**YOUR OBJECTIVE**
What are the lines from the one with "Write a Python" through the one with "False, False, False]", inclusive? Output them exactly, and leave out the pictures.

----

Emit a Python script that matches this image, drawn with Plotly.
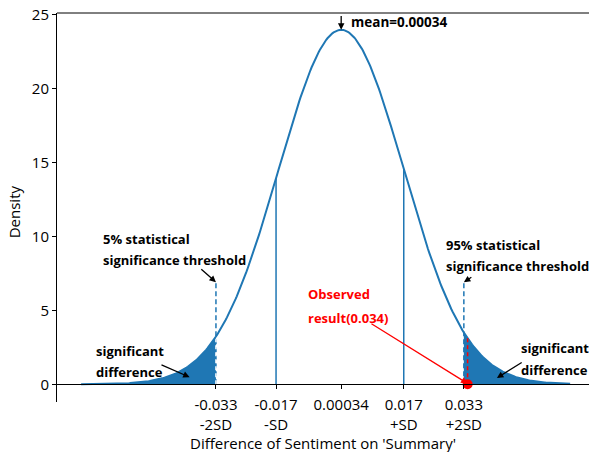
import numpy as np
import plotly.graph_objects as go

# Distribution parameters of the sentiment difference
mean = 0.00034
sd = 0.01665
x_start, x_end = -0.0689, 0.0613
n_points = 400

# Reference positions on the x axis
tick_vals = [-0.033, -0.017, 0.00034, 0.017, 0.033]
tick_text = ["-0.033<br>-2SD", "-0.017<br>-SD", "0.00034", "0.017<br>+SD", "0.033<br>+2SD"]
sd_lines = [-0.017, 0.017]
threshold_lines = [-0.033, 0.033]
threshold_height = 6.9
observed = 0.034

BLUE = "#1f77b4"
RED = "#ff0000"
FONT = "Open Sans"


def density(v):
    v = np.asarray(v, dtype=float)
    return np.exp(-0.5 * ((v - mean) / sd) ** 2) / (sd * np.sqrt(2 * np.pi))


x = np.linspace(x_start, x_end, n_points)
y = density(x)

fig = go.Figure()

# dashed threshold markers (drawn under the tail fills)
for t in threshold_lines:
    fig.add_trace(go.Scatter(x=[t, t], y=[0, threshold_height], mode="lines",
                             line=dict(color=BLUE, width=1.5, dash="5px,3px"),
                             hoverinfo="skip", showlegend=False))

# shaded tails beyond +/-2SD
left = x[x <= threshold_lines[0]]
left = np.append(left, threshold_lines[0])
right = x[x >= threshold_lines[1]]
right = np.insert(right, 0, threshold_lines[1])
for seg in (left, right):
    fx = np.concatenate([seg, [seg[-1], seg[0]]])
    fy = np.concatenate([density(seg), [0, 0]])
    fig.add_trace(go.Scatter(x=fx, y=fy, mode="lines", fill="toself",
                             fillcolor=BLUE, line=dict(width=0),
                             hoverinfo="skip", showlegend=False))

# white dashes across the left tail edge
fig.add_trace(go.Scatter(x=[threshold_lines[0]] * 2,
                         y=[0, float(density(threshold_lines[0]))], mode="lines",
                         line=dict(color="white", width=1.5, dash="4px,3px"),
                         hoverinfo="skip", showlegend=False))

# density curve
fig.add_trace(go.Scatter(x=x, y=y, mode="lines", line=dict(color=BLUE, width=2),
                         hoverinfo="skip", showlegend=False))

# solid +/-SD markers
for s in sd_lines:
    fig.add_trace(go.Scatter(x=[s, s], y=[0, float(density(s))], mode="lines",
                             line=dict(color=BLUE, width=1.5),
                             hoverinfo="skip", showlegend=False))

# observed result
fig.add_trace(go.Scatter(x=[observed, observed], y=[0, float(density(observed))],
                         mode="lines", line=dict(color=RED, width=1.5, dash="4px,3px"),
                         hoverinfo="skip", showlegend=False))
fig.add_trace(go.Scatter(x=[observed], y=[0], mode="markers",
                         marker=dict(color=RED, size=10), cliponaxis=False,
                         hoverinfo="skip", showlegend=False))

peak = float(density(mean))


def arrow(x0, y0, x1, y1, color="black"):
    fig.add_annotation(x=x1, y=y1, ax=x0, ay=y0, xref="x", yref="y",
                       axref="x", ayref="y", text="", showarrow=True,
                       arrowhead=2, arrowsize=1, arrowwidth=1.3,
                       arrowcolor=color, standoff=0, startstandoff=0)


def label(xv, yv, txt, color="black", size=13):
    fig.add_annotation(x=xv, y=yv, xref="x", yref="y", text="<b>%s</b>" % txt,
                       showarrow=False, xanchor="left", yanchor="middle",
                       font=dict(family=FONT, size=size, color=color))


# mean
arrow(mean, 25.0, mean, peak)
label(0.0024, 24.5, "mean=0.00034", size=13.5)

# 5% threshold
label(-0.0636, 9.8, "5% statistical")
label(-0.0636, 8.4, "significance threshold")
arrow(-0.0373, 7.87, threshold_lines[0], threshold_height)

# 95% threshold
label(0.0277, 9.4, "95% statistical")
label(0.0277, 8.0, "significance threshold")
arrow(0.0354, 7.3, threshold_lines[1], threshold_height)

# observed result
label(-0.0089, 6.1, "Observed", color=RED)
label(-0.0089, 4.5, "result(0.034)", color=RED)
arrow(0.0080, 4.15, observed, 0.05, color=RED)

# significant difference (left)
label(-0.0656, 2.25, "significant")
label(-0.0656, 0.8, "difference")
arrow(-0.0479, 1.35, -0.0400, 0.48)

# significant difference (right)
label(0.0477, 2.45, "significant")
label(0.0477, 0.95, "difference")
arrow(0.0488, 1.53, 0.0418, 0.42)

# axis titles
fig.add_annotation(x=0.5, y=-0.105, xref="paper", yref="paper",
                   text="Difference of Sentiment on 'Summary'", showarrow=False,
                   xanchor="center", yanchor="middle",
                   font=dict(family=FONT, size=15, color="black"))
fig.add_annotation(x=-0.081, y=0.49, xref="paper", yref="paper", text="Density",
                   textangle=-90, showarrow=False, xanchor="center", yanchor="middle",
                   font=dict(family=FONT, size=15, color="black"))

# top frame line
fig.add_shape(type="line", xref="paper", yref="paper", x0=0, x1=1, y0=1, y1=1,
              line=dict(color="black", width=1))

y_range = [-1.2, 25.1]
fig.update_layout(
    width=589, height=452,
    margin=dict(l=57, r=0, t=13, b=50),
    plot_bgcolor="white", paper_bgcolor="white",
    font=dict(family=FONT, size=15, color="black"),
    xaxis=dict(range=[-0.07532, 0.06632], tickvals=tick_vals, ticktext=tick_text,
               anchor="free", position=(0 - y_range[0]) / (y_range[1] - y_range[0]),
               showline=True, linecolor="black", linewidth=1,
               ticks="outside", ticklen=4, tickcolor="black", ticklabelstandoff=3,
               showgrid=False, zeroline=False,
               tickfont=dict(family=FONT, size=15, color="black")),
    yaxis=dict(range=y_range, tickvals=[0, 5, 10, 15, 20, 25],
               showline=True, linecolor="black", linewidth=1,
               ticks="outside", ticklen=4, tickcolor="black",
               showgrid=False, zeroline=False,
               tickfont=dict(family=FONT, size=15, color="black")),
)

fig.write_html("out.html")
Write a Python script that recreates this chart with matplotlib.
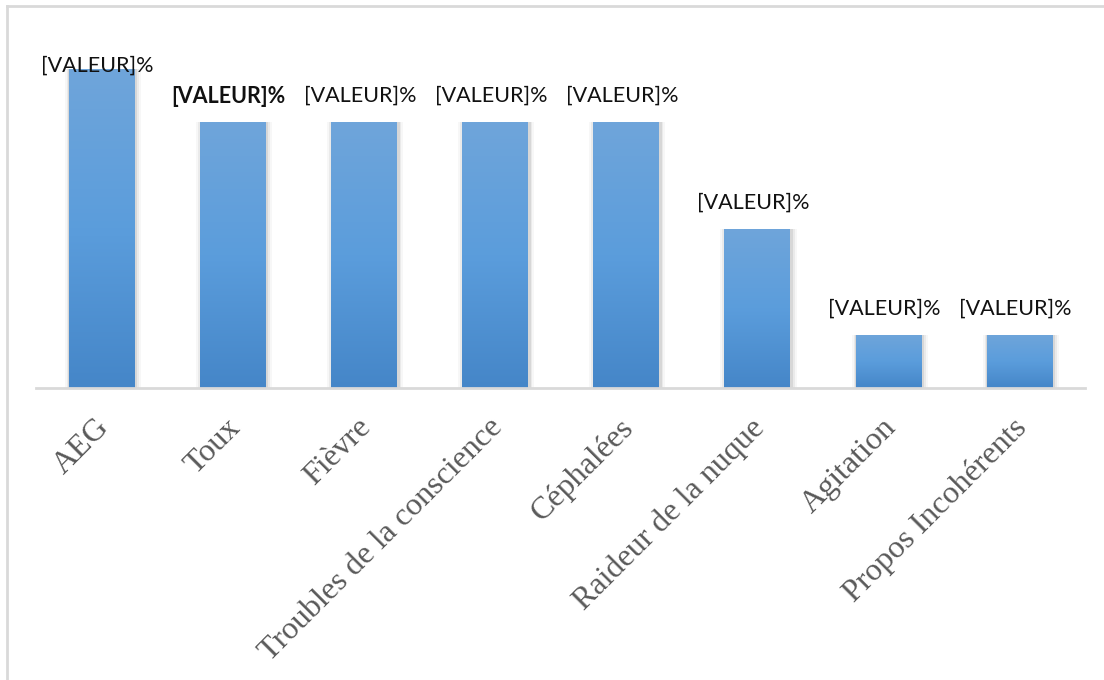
import numpy as np
import matplotlib.pyplot as plt
import matplotlib.transforms as mtransforms
from matplotlib.colors import LinearSegmentedColormap
from matplotlib.lines import Line2D

# Données du graphique
categories = ['AEG', 'Toux', 'Fièvre', 'Troubles de la conscience', 'Céphalées',
              'Raideur de la nuque', 'Agitation', 'Propos Incohérents']
valeurs = [6, 5, 5, 5, 5, 3, 1, 1]
etiquettes = ['[VALEUR]%'] * 8
etiquettes_gras = [False, True, False, False, False, False, False, False]

W, H = 1104, 680
fig = plt.figure(figsize=(W / 100, H / 100), dpi=100)
ax = fig.add_axes([36 / W, (H - 388) / H, (1085 - 36) / W, (388 - 69) / H])

x = np.arange(len(categories))
largeur = 0.5

# dégradé bleu (clair en haut, foncé en bas)
cmap = LinearSegmentedColormap.from_list('bleu', ['#4586c8', '#5b9ddc', '#6fa5da'])
grad = np.linspace(0, 1, 256).reshape(-1, 1)

for xi, v in zip(x, valeurs):
    # ombre douce
    for k, a in zip([0.08, 0.05, 0.025], [0.03, 0.05, 0.08]):
        ax.bar(xi + 0.01, v, width=largeur + k, color='black', alpha=a,
               linewidth=0, zorder=1)
    b = ax.bar(xi, v, width=largeur, color='none', linewidth=0, zorder=2)[0]
    im = ax.imshow(grad, cmap=cmap, aspect='auto', origin='lower',
                   extent=[xi - largeur / 2, xi + largeur / 2, 0, v], zorder=2)
    im.set_clip_path(b)

ax.set_xlim(-0.5, len(categories) - 0.5)
ax.set_ylim(0, max(valeurs))

# étiquettes de valeurs
px_par_unite = (388 - 69) / max(valeurs)
for xi, v, t, g in zip(x, valeurs, etiquettes, etiquettes_gras):
    if v == max(valeurs):
        y = v + 3 / px_par_unite
    else:
        y = v + 26 / px_par_unite
    ax.text(xi - 0.03, y, t, ha='center', va='center', fontsize=15.5,
            family='Lato', fontweight='bold' if g else 'normal',
            color='#111111', clip_on=False, zorder=5)

# axes
for s in ['top', 'right', 'left']:
    ax.spines[s].set_visible(False)
ax.spines['bottom'].set_color('#d9d9d9')
ax.spines['bottom'].set_linewidth(2)
ax.set_yticks([])
ax.set_xticks(x)
ax.set_xticklabels(categories, rotation=45, ha='right', va='top',
                   rotation_mode='anchor', family='Liberation Serif',
                   fontsize=23, color='#595959')
ax.tick_params(axis='x', length=0, pad=18)
decalage = mtransforms.ScaledTranslation(-7 / 100, 0, fig.dpi_scale_trans)
for lab in ax.get_xticklabels():
    lab.set_transform(lab.get_transform() + decalage)
ax.patch.set_alpha(0)

# cadre du graphique
fig.add_artist(Line2D([7 / W, 1], [1 - 6 / H, 1 - 6 / H], color='#d9d9d9', lw=2))
fig.add_artist(Line2D([7 / W, 7 / W], [0, 1 - 6 / H], color='#d9d9d9', lw=2))

fig.savefig('out.png', dpi=100)
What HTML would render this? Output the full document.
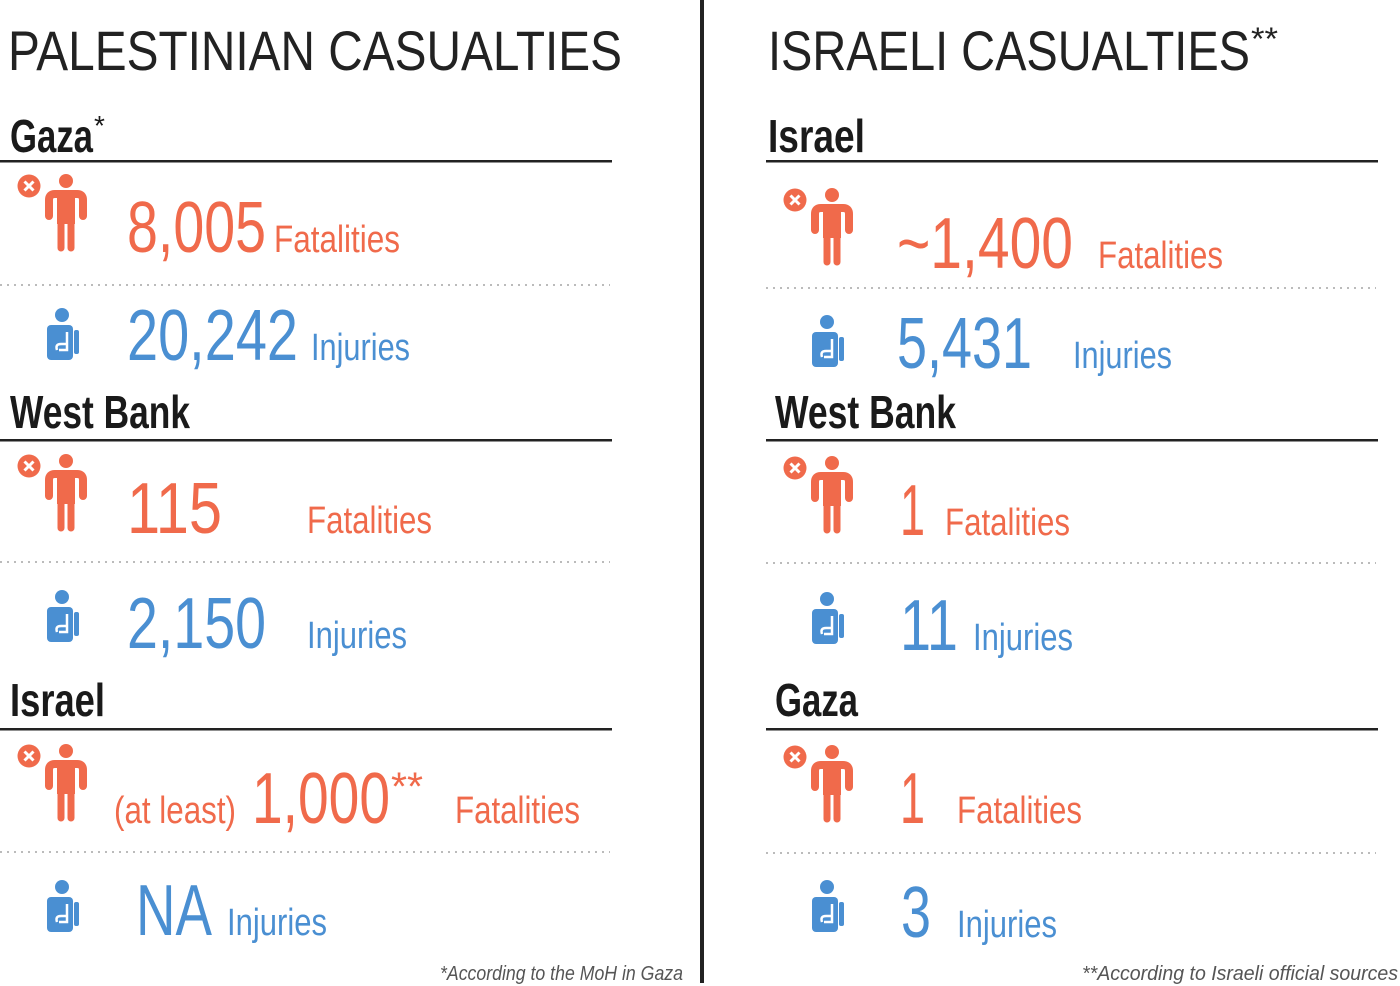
<!DOCTYPE html>
<html><head><meta charset="utf-8"><style>
html,body{margin:0;padding:0;background:#fff;width:1400px;height:986px;overflow:hidden}
text{font-family:"Liberation Sans Narrow","Liberation Sans",sans-serif}
.t{font-size:56px;fill:#222;}
.h{font-size:46px;font-weight:bold;fill:#1a1a1a}
.no{font-size:72px;fill:#f06a4b}
.lo{font-size:38px;fill:#f06a4b}
.nb{font-size:72px;fill:#4a8fd2}
.lb{font-size:38px;fill:#4a8fd2}
.f{font-size:20px;font-style:italic;fill:#555}
</style></head><body>
<svg width="1400" height="986" viewBox="0 0 1400 986" xmlns="http://www.w3.org/2000/svg">
<defs>
<g id="fat">
<circle cx="0" cy="0" r="11.5" fill="#f06a4b"/>
<path d="M-4.5,-4.5L4.5,4.5M4.5,-4.5L-4.5,4.5" stroke="#fff" stroke-width="3"/>
<circle cx="37" cy="-5" r="7" fill="#f06a4b"/>
<path d="M20,30 L20,14 Q20,8 26,8 L48,8 Q54,8 54,14 L54,30" fill="none" stroke="#f06a4b" stroke-width="8" stroke-linecap="round" stroke-linejoin="round"/>
<rect x="28" y="8" width="18" height="30" fill="#f06a4b"/>
<path d="M32,36 L32,62 M42,36 L42,62" stroke="#f06a4b" stroke-width="7" stroke-linecap="round"/>
</g>
<g id="inj">
<circle cx="15" cy="7" r="7" fill="#4a8fd2"/>
<rect x="0" y="17" width="26" height="35" rx="4" fill="#4a8fd2"/>
<rect x="27" y="22" width="5" height="24" rx="2" fill="#4a8fd2"/>
<path d="M10,42 Q8,36 14,36 L20,36 M20,24 L20,42 L12,42" fill="none" stroke="#fff" stroke-width="2.5"/>
</g>
</defs>
<!-- divider -->
<rect x="700" y="0" width="4" height="983" fill="#222"/>
<!-- LEFT -->
<text class="t" x="8" y="70" textLength="614" lengthAdjust="spacingAndGlyphs">PALESTINIAN CASUALTIES</text>
<text class="h" x="10" y="152" textLength="83" lengthAdjust="spacingAndGlyphs">Gaza</text>
<text x="94" y="135" font-size="28" fill="#1a1a1a">*</text>
<rect x="0" y="160" width="612" height="2.5" fill="#222"/>
<use href="#fat" x="29" y="186"/>
<text class="no" x="127" y="252" textLength="139" lengthAdjust="spacingAndGlyphs">8,005</text>
<text class="lo" x="274" y="252" textLength="126" lengthAdjust="spacingAndGlyphs">Fatalities</text>
<line x1="0" y1="285" x2="610" y2="285" stroke="#bbb" stroke-width="2" stroke-dasharray="2 5"/>
<use href="#inj" x="47" y="308"/>
<text class="nb" x="127" y="360" textLength="171" lengthAdjust="spacingAndGlyphs">20,242</text>
<text class="lb" x="311" y="360" textLength="99" lengthAdjust="spacingAndGlyphs">Injuries</text>

<text class="h" x="10" y="428" textLength="180" lengthAdjust="spacingAndGlyphs">West Bank</text>
<rect x="0" y="439" width="612" height="2.5" fill="#222"/>
<use href="#fat" x="29" y="466"/>
<text class="no" x="127" y="533" textLength="95" lengthAdjust="spacingAndGlyphs">115</text>
<text class="lo" x="307" y="533" textLength="125" lengthAdjust="spacingAndGlyphs">Fatalities</text>
<line x1="0" y1="562" x2="610" y2="562" stroke="#bbb" stroke-width="2" stroke-dasharray="2 5"/>
<use href="#inj" x="47" y="590"/>
<text class="nb" x="127" y="648" textLength="139" lengthAdjust="spacingAndGlyphs">2,150</text>
<text class="lb" x="307" y="648" textLength="100" lengthAdjust="spacingAndGlyphs">Injuries</text>

<text class="h" x="10" y="716" textLength="95" lengthAdjust="spacingAndGlyphs">Israel</text>
<rect x="0" y="728" width="612" height="2.5" fill="#222"/>
<use href="#fat" x="29" y="756"/>
<text class="lo" x="114" y="823" textLength="122" lengthAdjust="spacingAndGlyphs">(at least)</text>
<text class="no" x="252" y="823" textLength="138" lengthAdjust="spacingAndGlyphs">1,000</text>
<text x="391" y="800" font-size="40" fill="#f06a4b" textLength="32" lengthAdjust="spacingAndGlyphs">**</text>
<text class="lo" x="455" y="823" textLength="125" lengthAdjust="spacingAndGlyphs">Fatalities</text>
<line x1="0" y1="852" x2="610" y2="852" stroke="#bbb" stroke-width="2" stroke-dasharray="2 5"/>
<use href="#inj" x="47" y="880"/>
<text class="nb" x="136" y="935" textLength="76" lengthAdjust="spacingAndGlyphs">NA</text>
<text class="lb" x="227" y="935" textLength="100" lengthAdjust="spacingAndGlyphs">Injuries</text>
<text class="f" x="440" y="980" textLength="243" lengthAdjust="spacingAndGlyphs">*According to the MoH in Gaza</text>

<!-- RIGHT -->
<text class="t" x="768" y="70" textLength="482" lengthAdjust="spacingAndGlyphs">ISRAELI CASUALTIES</text>
<text x="1251" y="50" font-size="32" fill="#222" textLength="27" lengthAdjust="spacingAndGlyphs">**</text>
<text class="h" x="768" y="152" textLength="97" lengthAdjust="spacingAndGlyphs">Israel</text>
<rect x="766" y="160" width="612" height="2.5" fill="#222"/>
<use href="#fat" x="795" y="200"/>
<text class="no" x="897" y="268" textLength="176" lengthAdjust="spacingAndGlyphs">~1,400</text>
<text class="lo" x="1098" y="268" textLength="125" lengthAdjust="spacingAndGlyphs">Fatalities</text>
<line x1="766" y1="288" x2="1376" y2="288" stroke="#bbb" stroke-width="2" stroke-dasharray="2 5"/>
<use href="#inj" x="812" y="315"/>
<text class="nb" x="897" y="368" textLength="135" lengthAdjust="spacingAndGlyphs">5,431</text>
<text class="lb" x="1073" y="368" textLength="99" lengthAdjust="spacingAndGlyphs">Injuries</text>

<text class="h" x="775" y="428" textLength="181" lengthAdjust="spacingAndGlyphs">West Bank</text>
<rect x="766" y="439" width="612" height="2.5" fill="#222"/>
<use href="#fat" x="795" y="468"/>
<text class="no" x="900" y="535" textLength="25" lengthAdjust="spacingAndGlyphs">1</text>
<text class="lo" x="945" y="535" textLength="125" lengthAdjust="spacingAndGlyphs">Fatalities</text>
<line x1="766" y1="563" x2="1376" y2="563" stroke="#bbb" stroke-width="2" stroke-dasharray="2 5"/>
<use href="#inj" x="812" y="592"/>
<text class="nb" x="900" y="650" textLength="58" lengthAdjust="spacingAndGlyphs">11</text>
<text class="lb" x="973" y="650" textLength="100" lengthAdjust="spacingAndGlyphs">Injuries</text>

<text class="h" x="775" y="716" textLength="83" lengthAdjust="spacingAndGlyphs">Gaza</text>
<rect x="766" y="728" width="612" height="2.5" fill="#222"/>
<use href="#fat" x="795" y="757"/>
<text class="no" x="900" y="823" textLength="25" lengthAdjust="spacingAndGlyphs">1</text>
<text class="lo" x="957" y="823" textLength="125" lengthAdjust="spacingAndGlyphs">Fatalities</text>
<line x1="766" y1="853" x2="1376" y2="853" stroke="#bbb" stroke-width="2" stroke-dasharray="2 5"/>
<use href="#inj" x="812" y="880"/>
<text class="nb" x="901" y="937" textLength="30" lengthAdjust="spacingAndGlyphs">3</text>
<text class="lb" x="957" y="937" textLength="100" lengthAdjust="spacingAndGlyphs">Injuries</text>
<text class="f" x="1082" y="980" textLength="316" lengthAdjust="spacingAndGlyphs">**According to Israeli official sources</text>
</svg>
</body></html>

----

**RESPONSE**
Write a Python script that recreates this chart with matplotlib.
import numpy as np
import matplotlib.pyplot as plt
import matplotlib.transforms as mtransforms
from matplotlib.colors import LinearSegmentedColormap
from matplotlib.lines import Line2D

# Données du graphique
categories = ['AEG', 'Toux', 'Fièvre', 'Troubles de la conscience', 'Céphalées',
              'Raideur de la nuque', 'Agitation', 'Propos Incohérents']
valeurs = [6, 5, 5, 5, 5, 3, 1, 1]
etiquettes = ['[VALEUR]%'] * 8
etiquettes_gras = [False, True, False, False, False, False, False, False]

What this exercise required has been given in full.